Entropy-Stable Discontinuous Spectral-Element Methods for the Spherical Shallow Water Equations in Covariant Form
Tristan Montoya, Andrés M. Rueda-Ramírez, Gregor J. Gassner
TL;DR
The paper addresses constructing high-order, entropy-stable discretizations for the covariant rotating shallow water equations on curved manifolds, enabling robust dynamical-core-like simulations. It introduces a skew-symmetric covariant flux formulation discretized with SBP tensor-product spectral elements and flux differencing, yielding entropy-conservative and entropy-stable variants that either conserve or dissipate total energy while preserving the lake-at-rest balance for continuous bottoms.

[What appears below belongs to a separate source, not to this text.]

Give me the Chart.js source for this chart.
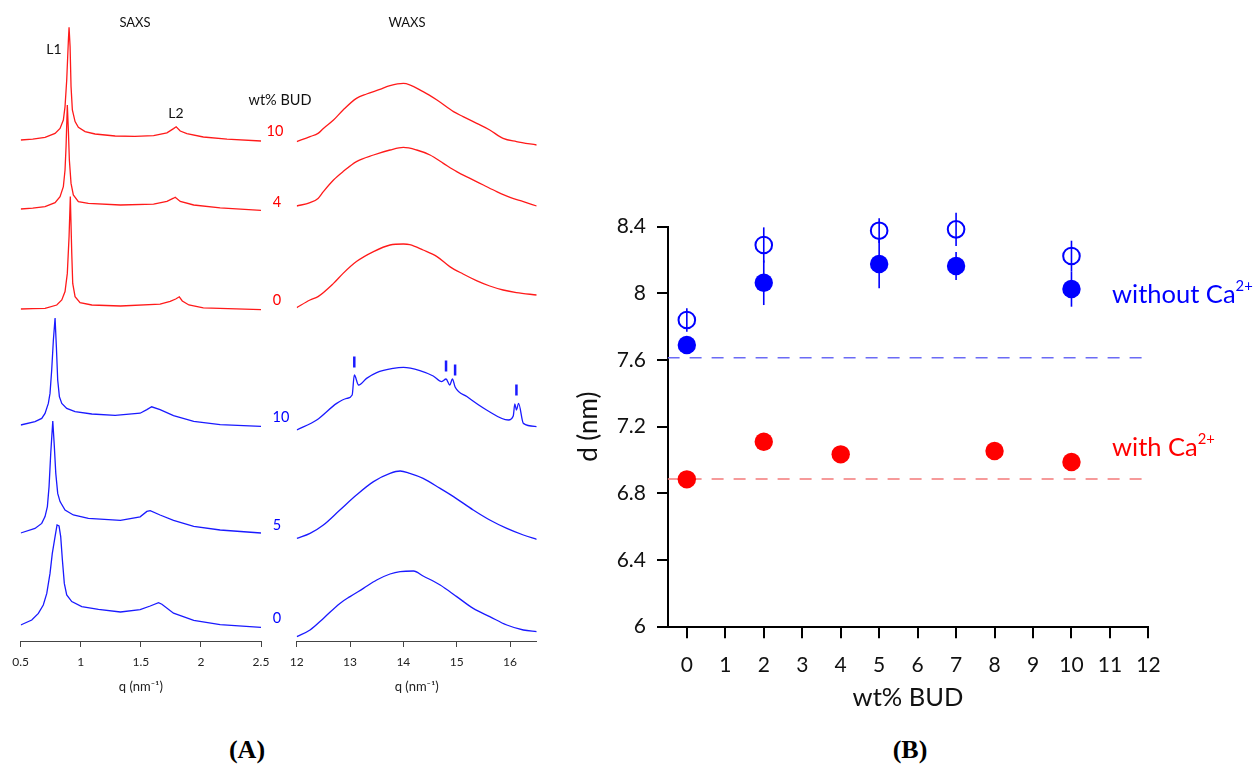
<!DOCTYPE html>
<html>
<head>
<meta charset="utf-8">
<title>SAXS / WAXS and lamellar d-spacing vs wt% BUD</title>
<script src="https://cdn.jsdelivr.net/npm/chart.js@4.4.0/dist/chart.umd.min.js"></script>
<style>
  body { margin: 0; background: #fff; font-family: Lato, "Open Sans", sans-serif; }
  #page { position: relative; width: 1255px; height: 767px; overflow: hidden; }
  canvas { position: absolute; }
  .lbl { position: absolute; transform: translate(-50%, -50%); white-space: nowrap; line-height: 1; color: #111; }
  .side { position: absolute; transform: translate(0, -50%); white-space: nowrap; line-height: 1; font-size: 25.5px; }
  .side sup { font-size: 0.58em; vertical-align: 0.8em; line-height: 0; }
  .panel { position: absolute; transform: translate(-50%, -50%); font-family: "Liberation Serif", serif; font-weight: bold; font-size: 26px; line-height: 1; }
  .red { color: #ff0000; }
  .blue { color: #0000ff; }
</style>
</head>
<body>
<div id="page">
  <canvas id="saxs" width="282" height="700" style="left:0;top:0"></canvas>
  <canvas id="waxs" width="284" height="700" style="left:276px;top:0"></canvas>
  <canvas id="dplot" width="695" height="540" style="left:560px;top:180px"></canvas>

  <div class="lbl" style="left:135px;top:22px;font-size:13px">SAXS</div>
  <div class="lbl" style="left:407px;top:22px;font-size:13px">WAXS</div>
  <div class="lbl" style="left:54px;top:49px;font-size:14px">L1</div>
  <div class="lbl" style="left:176px;top:113px;font-size:14px">L2</div>
  <div class="lbl" style="left:280px;top:100px;font-size:14.5px">wt% BUD</div>
  <div class="lbl red" style="left:275px;top:131px;font-size:14.5px">10</div>
  <div class="lbl red" style="left:277px;top:202px;font-size:14.5px">4</div>
  <div class="lbl red" style="left:277px;top:300px;font-size:14.5px">0</div>
  <div class="lbl blue" style="left:281px;top:417px;font-size:14.5px">10</div>
  <div class="lbl blue" style="left:277px;top:525px;font-size:14.5px">5</div>
  <div class="lbl blue" style="left:277px;top:618px;font-size:14.5px">0</div>

  <div class="side blue" style="left:1112px;top:294px">without Ca<sup>2+</sup></div>
  <div class="side red" style="left:1112px;top:447px">with Ca<sup>2+</sup></div>

  <div class="panel" style="left:247px;top:750px">(A)</div>
  <div class="panel" style="left:910px;top:750px">(B)</div>
</div>
<script>

// ---- panel A: scattering curves, [q (nm^-1), intensity a.u. above own baseline]
// order: 10, 4, 0 wt% BUD with Ca (red), then 10, 5, 0 wt% BUD without Ca (blue)
const sampleOffsets = [250.5, 216, 166, 108, 54, 8];
const sampleColors = ['#ff1a1a', '#ff1a1a', '#ff1a1a', '#1a1aff', '#1a1aff', '#1a1aff'];

const saxsRed10 = [[0.5,0],[0.6,0.4],[0.7025,1.3],[0.786,3.3],[0.8275,5.8],[0.855,10],[0.869,16.7],[0.883,30],[0.897,50],[0.9025,56.3],[0.911,46.7],[0.919,26.7],[0.93,15],[0.9525,9.2],[0.98,6.3],[1.036,4.2],[1.119,3],[1.286,2],[1.45,1.8],[1.606,2.2],[1.717,3.6],[1.772,5.7],[1.794,6.6],[1.828,4.5],[1.883,3.2],[2.02,1.5],[2.217,0.4],[2.5,-0.5]];
const saxsRed4 = [[0.5,0],[0.6,0.4],[0.7025,1.2],[0.786,3.2],[0.8275,6.2],[0.855,11.2],[0.869,19.5],[0.8775,31.2],[0.888,52],[0.8967,39.5],[0.905,24.5],[0.919,12.8],[0.938,7],[0.98,3.7],[1.063,2.8],[1.33,2],[1.606,2.4],[1.717,3.8],[1.772,5.4],[1.786,5.9],[1.828,3.8],[1.94,2],[2.16,0.6],[2.5,-0.7]];
const saxsRed0 = [[0.5,0],[0.6,0.2],[0.7025,0.3],[0.8,2],[0.842,4.5],[0.869,8.7],[0.888,17.8],[0.9025,36.2],[0.913,56.2],[0.925,27.8],[0.933,12.8],[0.9525,6.2],[0.994,3.2],[1.092,2],[1.33,1.5],[1.66,2.4],[1.744,3.8],[1.79,5],[1.82,6.1],[1.845,4],[1.9,2],[2.02,0.6],[2.5,-0.3]];
const saxsBlue10 = [[0.5,0],[0.619,1.7],[0.675,3.3],[0.7025,5.8],[0.73,10.8],[0.744,15.8],[0.758,27.5],[0.772,42.5],[0.786,53.5],[0.797,39],[0.808,22.5],[0.822,14.2],[0.842,10.8],[0.883,8.3],[0.9525,6.7],[1.092,5.5],[1.286,4.8],[1.494,5.9],[1.55,7.7],[1.59,9.1],[1.66,7.7],[1.772,4.7],[1.94,1.8],[2.16,0.2],[2.5,-0.7]];
const saxsBlue5 = [[0.5,0],[0.619,2.3],[0.675,4.8],[0.7025,8.2],[0.722,13.2],[0.736,23.2],[0.75,39.8],[0.767,56],[0.78,43.2],[0.792,29.8],[0.808,19.8],[0.8275,15.7],[0.869,11.5],[0.938,9],[1.063,7.3],[1.33,6.3],[1.494,8.1],[1.55,10.8],[1.578,11.2],[1.66,9],[1.772,6.3],[1.94,3.3],[2.16,1.5],[2.5,0]];
const saxsBlue0 = [[0.5,0],[0.592,2.5],[0.647,5.8],[0.688,10],[0.717,15.8],[0.744,25.8],[0.763,35.8],[0.786,44.2],[0.8025,50],[0.819,49.5],[0.833,44.2],[0.847,32.5],[0.863,20.8],[0.883,15],[0.925,11.7],[1.008,9.2],[1.147,7.8],[1.33,6.5],[1.494,7.7],[1.578,9.5],[1.647,11.2],[1.675,10.4],[1.772,5.9],[1.94,2.3],[2.16,0.2],[2.5,-1.2]];

const waxsRed10 = [[12,-0.8],[12.25,1.7],[12.4,3.3],[12.5,5.8],[12.69,10],[12.87,15],[13.12,20.8],[13.31,23],[13.56,25.3],[13.75,27.2],[14,28.3],[14.37,24.2],[14.63,20],[14.94,14.2],[15.12,11.7],[15.375,8.3],[15.62,5],[15.87,0.8],[16.12,-0.8],[16.5,-2.5]];
const waxsRed4 = [[12,1.5],[12.25,3.2],[12.4,5.3],[12.5,8.7],[12.69,14.5],[12.87,18.7],[13.12,23.7],[13.44,27],[13.75,29.5],[14,30.8],[14.25,29.5],[14.5,27],[14.75,22.8],[15,18.7],[15.25,15.3],[15.5,12],[15.75,8.7],[16,5.8],[16.25,3.7],[16.5,1.5]];
const waxsRed0 = [[12,0.7],[12.25,4.5],[12.4,6.2],[12.69,12.8],[12.87,17.8],[13.12,23.7],[13.44,28.7],[13.75,32],[14,32.5],[14.12,32.2],[14.37,29.5],[14.63,26.2],[14.87,21.2],[15.12,17.5],[15.37,14.2],[15.62,11.5],[15.87,9.5],[16.12,8.2],[16.5,7]];
const waxsBlue10 = [[12,-2.5],[12.375,2.5],[12.75,10.8],[12.94,13.3],[13.04,15],[13.08,25],[13.16,20],[13.31,23.3],[13.5,26.2],[13.81,28.3],[14,28.8],[14.31,27.2],[14.56,24.5],[14.72,21.7],[14.8,23],[14.87,20],[14.92,23],[14.97,19],[15.19,14.2],[15.56,7.5],[15.97,2.5],[16.06,4.5],[16.09,10.5],[16.12,7.5],[16.16,10.8],[16.25,0.8],[16.5,-0.8]];
const waxsBlue5 = [[12,-2.7],[12.25,-0.2],[12.5,4],[12.81,11.5],[13.12,19],[13.44,25.7],[13.75,29.8],[13.94,31],[14.12,29.8],[14.37,27.3],[14.69,22.3],[14.94,18.2],[15.31,11.5],[15.62,6.5],[15.94,2.3],[16.25,-1],[16.5,-3.2]];
const waxsBlue0 = [[12,-5.8],[12.25,-2.5],[12.5,3.3],[12.81,10.8],[13,14.2],[13.25,18.3],[13.5,22.5],[13.75,25.5],[13.94,26.7],[14.19,27],[14.37,24.5],[14.69,20],[15,14.2],[15.31,8.3],[15.62,4.2],[15.94,0],[16.25,-2.5],[16.5,-3.3]];

// crystalline reflections marked above the 10 wt% curve without Ca
const markQ = [13.08, 14.8, 14.97, 16.12];
const markI = [31.5, 29.5, 27.5, 17.5];

const saxsTicks = [0.5, 1, 1.5, 2, 2.5];
const waxsTicks = [12, 13, 14, 15, 16];

// ---- panel B: d-spacing (nm) vs wt% BUD
const bTicksX = [0, 1, 2, 3, 4, 5, 6, 7, 8, 9, 10, 11, 12];
const bTicksY = [6, 6.4, 6.8, 7.2, 7.6, 8, 8.4];
const withoutX = [0, 2, 5, 7, 10];
const withoutFilled = [7.69, 8.064, 8.176, 8.164, 8.026];
const withoutFilledErr = [0.03, 0.134, 0.146, 0.084, 0.106];
const withoutOpen = [7.84, 8.29, 8.376, 8.384, 8.224];
const withoutOpenErr = [0.07, 0.106, 0.074, 0.1, 0.092];
const withX = [0, 2, 4, 8, 10];
const withD = [6.884, 7.11, 7.034, 7.054, 6.988];
const refWithout = 7.614;
const refWith = 6.886;

const font = 'Lato';

function curveSet(smooth) {
    return function(curve, i) {
        return {
            data: curve.map(p => ({x: p[0], y: p[1] + sampleOffsets[i]})),
            borderColor: sampleColors[i],
            borderWidth: 1.3,
            pointRadius: 0,
            showLine: true,
            cubicInterpolationMode: smooth ? 'monotone' : 'default',
            tension: 0
        };
    };
}

function stackChart(id, curves, smooth, qMin, qMax, qTicks, padRight, extra) {
    let datasets = curves.map(curveSet(smooth)).concat(extra || []);
    return new Chart(document.getElementById(id), {
        type: 'scatter',
        data: {datasets: datasets},
        options: {
            responsive: false,
            animation: false,
            layout: {padding: {left: 20.7, right: padRight, top: 21, bottom: 0}},
            plugins: {legend: {display: false}, tooltip: {enabled: false}},
            scales: {
                x: {
                    type: 'linear', min: qMin, max: qMax,
                    afterBuildTicks: s => { s.ticks = qTicks.map(v => ({value: v})); },
                    afterFit: s => { s.height = 59; },
                    ticks: {callback: v => String(v), font: {family: font, size: 12}, color: '#222', padding: 8, autoSkip: false, maxRotation: 0},
                    grid: {drawOnChartArea: false, drawTicks: true, tickLength: 6, color: '#444'},
                    border: {color: '#444', width: 1},
                    title: {display: true, text: 'q (nm\u207B\u00B9)', font: {family: font, size: 13}, color: '#222', padding: {top: 0, bottom: 5.5}}
                },
                y: {display: false, min: 0, max: 310}
            }
        }
    });
}

stackChart('saxs', [saxsRed10, saxsRed4, saxsRed0, saxsBlue10, saxsBlue5, saxsBlue0], false, 0.5, 2.5, saxsTicks, 21);

stackChart('waxs', [waxsRed10, waxsRed4, waxsRed0, waxsBlue10, waxsBlue5, waxsBlue0], true, 12, 16.5, waxsTicks, 23.3, [{
    data: markQ.map((q, i) => ({x: q, y: markI[i] + sampleOffsets[3]})),
    pointStyle: 'line',
    rotation: 90,
    pointRadius: 5.5,
    borderWidth: 2.5,
    borderColor: '#1a1aff',
    showLine: false
}]);

const errorBars = {
    id: 'errorBars',
    beforeDatasetsDraw(chart) {
        let ctx = chart.ctx;
        let xs = chart.scales.x, ys = chart.scales.y;
        ctx.save();
        ctx.strokeStyle = '#0000ff';
        ctx.lineWidth = 1.6;
        for (let [vals, errs] of [[withoutOpen, withoutOpenErr], [withoutFilled, withoutFilledErr]]) {
            withoutX.forEach((xv, i) => {
                let px = xs.getPixelForValue(xv);
                ctx.beginPath();
                ctx.moveTo(px, ys.getPixelForValue(vals[i] - errs[i]));
                ctx.lineTo(px, ys.getPixelForValue(vals[i] + errs[i]));
                ctx.stroke();
            });
        }
        ctx.restore();
    }
};

new Chart(document.getElementById('dplot'), {
    type: 'scatter',
    data: {
        datasets: [
            {data: withX.map((x, i) => ({x: x, y: withD[i]})), backgroundColor: '#ff0000', borderWidth: 0, pointRadius: 9.2, clip: false},
            {data: withoutX.map((x, i) => ({x: x, y: withoutFilled[i]})), backgroundColor: '#0000ff', borderWidth: 0, pointRadius: 9.2, clip: false},
            {data: withoutX.map((x, i) => ({x: x, y: withoutOpen[i]})), backgroundColor: 'rgba(0,0,0,0)', borderColor: '#0000ff', borderWidth: 2, pointRadius: 8.3, clip: false},
            {data: [{x: -0.5, y: refWithout}, {x: 12, y: refWithout}], showLine: true, pointRadius: 0, borderColor: '#6b6bf5', borderWidth: 1.5, borderDash: [12, 10]},
            {data: [{x: -0.5, y: refWith}, {x: 12, y: refWith}], showLine: true, pointRadius: 0, borderColor: '#f47a7a', borderWidth: 1.5, borderDash: [12, 10]}
        ]
    },
    options: {
        responsive: false,
        animation: false,
        layout: {padding: {left: 10, right: 106.6, top: 46.7, bottom: 0}},
        plugins: {legend: {display: false}, tooltip: {enabled: false}},
        scales: {
            x: {
                type: 'linear', min: -0.5, max: 12,
                afterBuildTicks: s => { s.ticks = bTicksX.map(v => ({value: v})); },
                afterFit: s => { s.height = 93.3; },
                ticks: {callback: v => String(v), font: {family: font, size: 21}, color: '#111', padding: 14, autoSkip: false, maxRotation: 0},
                grid: {drawOnChartArea: false, drawTicks: true, tickLength: 11.6, color: '#000', lineWidth: 2},
                border: {color: '#000', width: 2},
                title: {display: true, text: 'wt% BUD', font: {family: font, size: 25.5}, color: '#111', padding: {top: 0, bottom: 7}}
            },
            y: {
                min: 6, max: 8.4,
                afterBuildTicks: s => { s.ticks = bTicksY.map(v => ({value: v})); },
                afterFit: s => { s.width = 97.6; },
                ticks: {callback: v => String(v), font: {family: font, size: 21}, color: '#111', padding: 11, autoSkip: false},
                grid: {drawOnChartArea: false, drawTicks: true, tickLength: 10.6, color: '#000', lineWidth: 2},
                border: {color: '#000', width: 2},
                title: {display: true, text: 'd (nm)', font: {family: font, size: 26}, color: '#111', padding: {top: 3.5, bottom: 0}}
            }
        }
    },
    plugins: [errorBars]
});

</script>
</body>
</html>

Theoretical results prove semi-discrete entropy balance without requiring discrete metric identities, and mass conservation holds for symmetric fluxes; numerical experiments on cubed-sphere grids demonstrate optimal convergence, long-time stability, and robustness against under-resolved vortical dynamics. This framework lays groundwork for next-generation atmospheric cores and suggests extensions to 3D nonhydrostatic models and other curved geometries in geophysical fluid dynamics and beyond.
Abstract
We introduce discontinuous spectral-element methods of arbitrary order that are well balanced, conservative of mass, and conservative or dissipative of total energy (i.e., a mathematical entropy function) for a covariant flux formulation of the rotating shallow water equations with variable bottom topography on curved manifolds such as the sphere. The proposed methods are based on a skew-symmetric splitting of the tensor divergence in covariant form, which we implement and analyze within a general flux-differencing framework using tensor-product summation-by-parts operators. Such schemes are proven to satisfy semi-discrete mass and energy conservation on general unstructured quadrilateral grids in addition to well balancing for arbitrary continuous bottom topographies, with energy dissipation resulting from a suitable choice of numerical interface flux. Furthermore, the proposed covariant formulation permits an analytical representation of the geometry and associated metric terms while satisfying the aforementioned entropy stability, conservation, and well-balancing properties without the need to approximate the metric terms so as to enforce discrete metric identities. Numerical experiments on cubed-sphere grids are presented in order to verify the schemes' structure-preservation properties as well as to assess their accuracy and robustness within the context of several standard test cases characteristic of idealized atmospheric flows. Our theoretical and numerical results support the further development of the proposed methodology towards a full dynamical core for numerical weather prediction and climate modelling, as well as broader applications to other hyperbolic and advection-dominated systems of partial differential equations on curved manifolds.